** Do this **
Only the span from the line containing "Convert this diagram to TikZ code." down to the line containing "(achievement) at (168.5,180.5)" is to be printed, exactly and inclusively, with pictures omitted.

** Records for this exercise **

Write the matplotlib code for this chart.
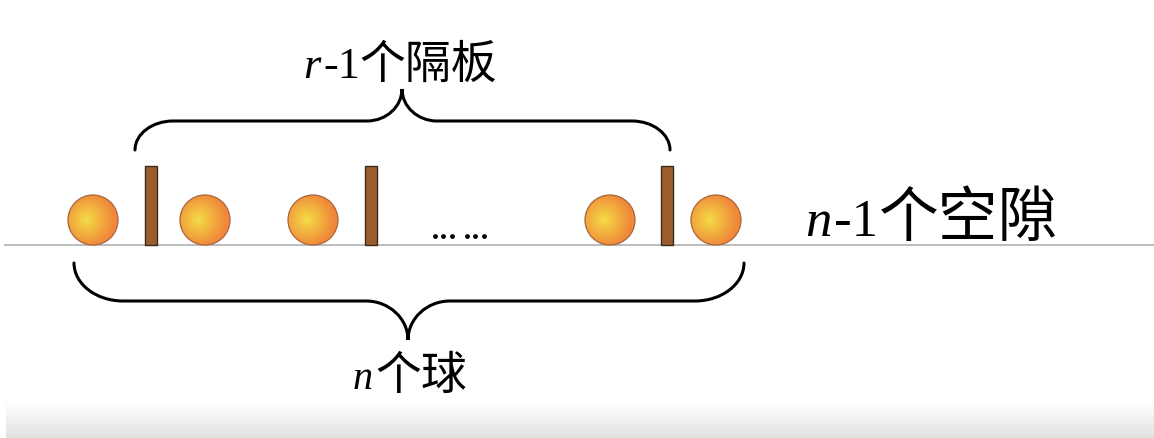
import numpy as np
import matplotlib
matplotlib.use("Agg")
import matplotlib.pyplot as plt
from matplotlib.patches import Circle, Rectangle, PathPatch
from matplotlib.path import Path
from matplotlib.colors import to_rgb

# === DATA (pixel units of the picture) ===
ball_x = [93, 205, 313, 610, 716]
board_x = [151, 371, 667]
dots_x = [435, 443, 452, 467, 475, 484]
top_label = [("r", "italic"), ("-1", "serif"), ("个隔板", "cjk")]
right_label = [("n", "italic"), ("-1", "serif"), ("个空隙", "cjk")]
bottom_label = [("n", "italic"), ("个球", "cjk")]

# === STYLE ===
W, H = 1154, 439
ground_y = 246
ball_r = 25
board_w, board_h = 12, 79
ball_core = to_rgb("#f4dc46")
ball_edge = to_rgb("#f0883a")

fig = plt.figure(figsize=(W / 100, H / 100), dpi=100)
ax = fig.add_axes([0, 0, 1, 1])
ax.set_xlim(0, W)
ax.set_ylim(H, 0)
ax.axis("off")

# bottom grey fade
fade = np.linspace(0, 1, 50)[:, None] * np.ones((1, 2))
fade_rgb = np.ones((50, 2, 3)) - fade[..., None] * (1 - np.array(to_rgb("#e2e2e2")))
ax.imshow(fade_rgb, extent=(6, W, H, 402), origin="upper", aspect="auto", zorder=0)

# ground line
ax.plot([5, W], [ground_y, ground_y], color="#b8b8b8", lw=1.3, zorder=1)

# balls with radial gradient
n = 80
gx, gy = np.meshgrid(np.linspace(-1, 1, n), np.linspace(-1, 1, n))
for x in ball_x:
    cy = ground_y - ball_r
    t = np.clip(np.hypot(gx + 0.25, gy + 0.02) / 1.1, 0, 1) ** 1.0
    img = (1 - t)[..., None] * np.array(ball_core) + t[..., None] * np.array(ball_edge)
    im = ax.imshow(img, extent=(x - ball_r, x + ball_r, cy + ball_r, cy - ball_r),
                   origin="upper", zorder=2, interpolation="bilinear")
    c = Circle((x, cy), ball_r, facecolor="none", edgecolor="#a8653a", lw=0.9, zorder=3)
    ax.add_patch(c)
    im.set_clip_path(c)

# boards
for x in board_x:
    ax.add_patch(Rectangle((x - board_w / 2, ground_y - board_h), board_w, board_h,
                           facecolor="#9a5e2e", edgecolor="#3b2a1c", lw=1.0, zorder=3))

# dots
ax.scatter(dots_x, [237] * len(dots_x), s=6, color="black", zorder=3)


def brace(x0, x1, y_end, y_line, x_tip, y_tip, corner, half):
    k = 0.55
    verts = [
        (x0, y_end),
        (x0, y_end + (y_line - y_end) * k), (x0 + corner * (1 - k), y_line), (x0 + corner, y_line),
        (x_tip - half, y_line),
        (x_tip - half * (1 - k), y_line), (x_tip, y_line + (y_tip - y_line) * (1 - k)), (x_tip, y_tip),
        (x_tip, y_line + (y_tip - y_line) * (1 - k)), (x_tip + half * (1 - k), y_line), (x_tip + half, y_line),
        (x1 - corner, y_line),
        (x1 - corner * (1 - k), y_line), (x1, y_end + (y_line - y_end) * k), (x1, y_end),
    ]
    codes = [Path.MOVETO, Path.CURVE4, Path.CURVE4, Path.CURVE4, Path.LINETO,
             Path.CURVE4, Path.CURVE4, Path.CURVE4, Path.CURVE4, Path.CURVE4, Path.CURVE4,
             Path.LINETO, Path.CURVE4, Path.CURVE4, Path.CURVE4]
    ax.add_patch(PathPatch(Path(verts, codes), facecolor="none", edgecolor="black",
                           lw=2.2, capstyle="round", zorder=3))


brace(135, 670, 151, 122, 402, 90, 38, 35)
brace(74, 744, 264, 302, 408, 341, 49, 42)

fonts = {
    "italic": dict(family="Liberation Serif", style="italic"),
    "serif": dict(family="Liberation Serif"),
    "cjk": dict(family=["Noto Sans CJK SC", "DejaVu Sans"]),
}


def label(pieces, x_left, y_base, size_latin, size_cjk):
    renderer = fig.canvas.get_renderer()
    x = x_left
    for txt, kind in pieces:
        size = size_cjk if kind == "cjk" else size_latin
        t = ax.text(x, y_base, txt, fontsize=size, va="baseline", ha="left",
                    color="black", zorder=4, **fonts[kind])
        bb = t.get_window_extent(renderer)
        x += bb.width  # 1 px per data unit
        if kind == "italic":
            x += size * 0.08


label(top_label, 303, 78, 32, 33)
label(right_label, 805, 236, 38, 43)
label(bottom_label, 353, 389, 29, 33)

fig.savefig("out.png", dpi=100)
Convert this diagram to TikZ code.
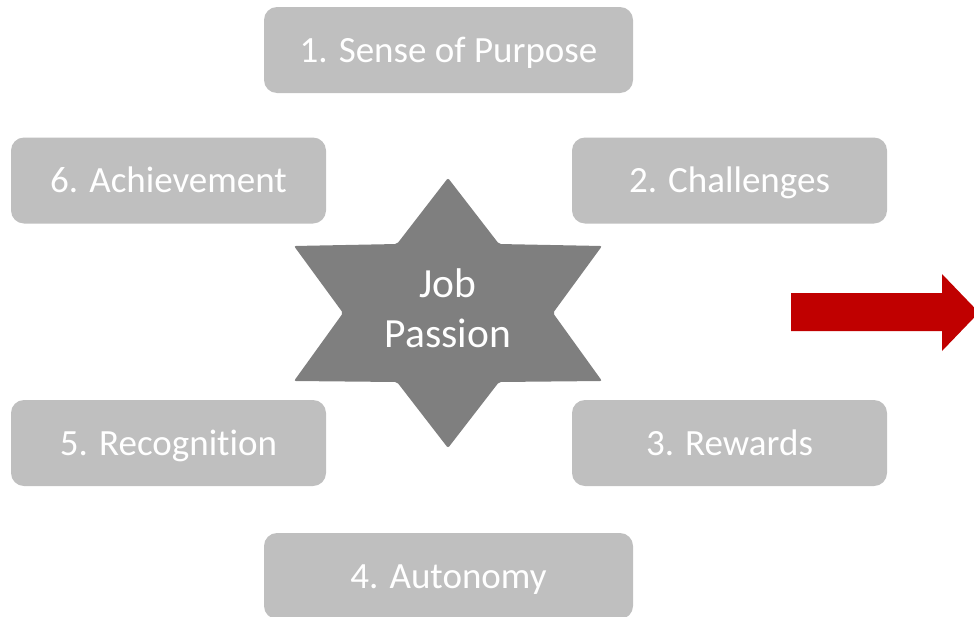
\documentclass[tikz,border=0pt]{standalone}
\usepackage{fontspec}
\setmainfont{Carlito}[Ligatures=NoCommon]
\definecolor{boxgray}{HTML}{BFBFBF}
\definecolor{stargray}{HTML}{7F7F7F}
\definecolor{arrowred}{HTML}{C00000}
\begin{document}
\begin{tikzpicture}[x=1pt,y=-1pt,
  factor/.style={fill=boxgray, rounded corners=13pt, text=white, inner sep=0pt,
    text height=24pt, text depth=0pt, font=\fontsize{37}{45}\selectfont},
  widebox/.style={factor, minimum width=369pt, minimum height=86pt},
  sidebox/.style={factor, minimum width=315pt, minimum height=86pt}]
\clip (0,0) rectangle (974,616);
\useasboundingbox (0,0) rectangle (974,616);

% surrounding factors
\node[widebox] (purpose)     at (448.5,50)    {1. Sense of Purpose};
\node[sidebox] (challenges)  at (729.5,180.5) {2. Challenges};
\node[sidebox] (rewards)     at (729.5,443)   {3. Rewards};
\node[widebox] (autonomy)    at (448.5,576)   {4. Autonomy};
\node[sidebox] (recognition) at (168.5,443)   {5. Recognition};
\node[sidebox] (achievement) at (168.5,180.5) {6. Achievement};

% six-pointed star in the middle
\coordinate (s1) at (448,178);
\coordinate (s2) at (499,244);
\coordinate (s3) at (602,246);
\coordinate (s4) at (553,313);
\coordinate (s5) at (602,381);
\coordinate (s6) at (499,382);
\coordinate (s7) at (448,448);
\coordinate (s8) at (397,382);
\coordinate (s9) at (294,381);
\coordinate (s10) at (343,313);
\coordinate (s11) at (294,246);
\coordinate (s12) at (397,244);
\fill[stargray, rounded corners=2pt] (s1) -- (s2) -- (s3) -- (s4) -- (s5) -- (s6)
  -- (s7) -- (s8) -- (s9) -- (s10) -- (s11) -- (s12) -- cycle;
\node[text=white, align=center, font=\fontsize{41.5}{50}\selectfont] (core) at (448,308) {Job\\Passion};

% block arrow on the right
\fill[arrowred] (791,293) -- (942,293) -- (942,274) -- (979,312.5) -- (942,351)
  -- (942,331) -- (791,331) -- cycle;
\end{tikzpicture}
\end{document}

** Reply to the exercise **
Convert this diagram to TikZ code.
\documentclass[tikz,border=0pt]{standalone}
\usepackage{fontspec}
\setmainfont{Carlito}[Ligatures=NoCommon]
\definecolor{boxgray}{HTML}{BFBFBF}
\definecolor{stargray}{HTML}{7F7F7F}
\definecolor{arrowred}{HTML}{C00000}
\begin{document}
\begin{tikzpicture}[x=1pt,y=-1pt,
  factor/.style={fill=boxgray, rounded corners=13pt, text=white, inner sep=0pt,
    text height=24pt, text depth=0pt, font=\fontsize{37}{45}\selectfont},
  widebox/.style={factor, minimum width=369pt, minimum height=86pt},
  sidebox/.style={factor, minimum width=315pt, minimum height=86pt}]
\clip (0,0) rectangle (974,616);
\useasboundingbox (0,0) rectangle (974,616);

% surrounding factors
\node[widebox] (purpose)     at (448.5,50)    {1. Sense of Purpose};
\node[sidebox] (challenges)  at (729.5,180.5) {2. Challenges};
\node[sidebox] (rewards)     at (729.5,443)   {3. Rewards};
\node[widebox] (autonomy)    at (448.5,576)   {4. Autonomy};
\node[sidebox] (recognition) at (168.5,443)   {5. Recognition};
\node[sidebox] (achievement) at (168.5,180.5) {6. Achievement};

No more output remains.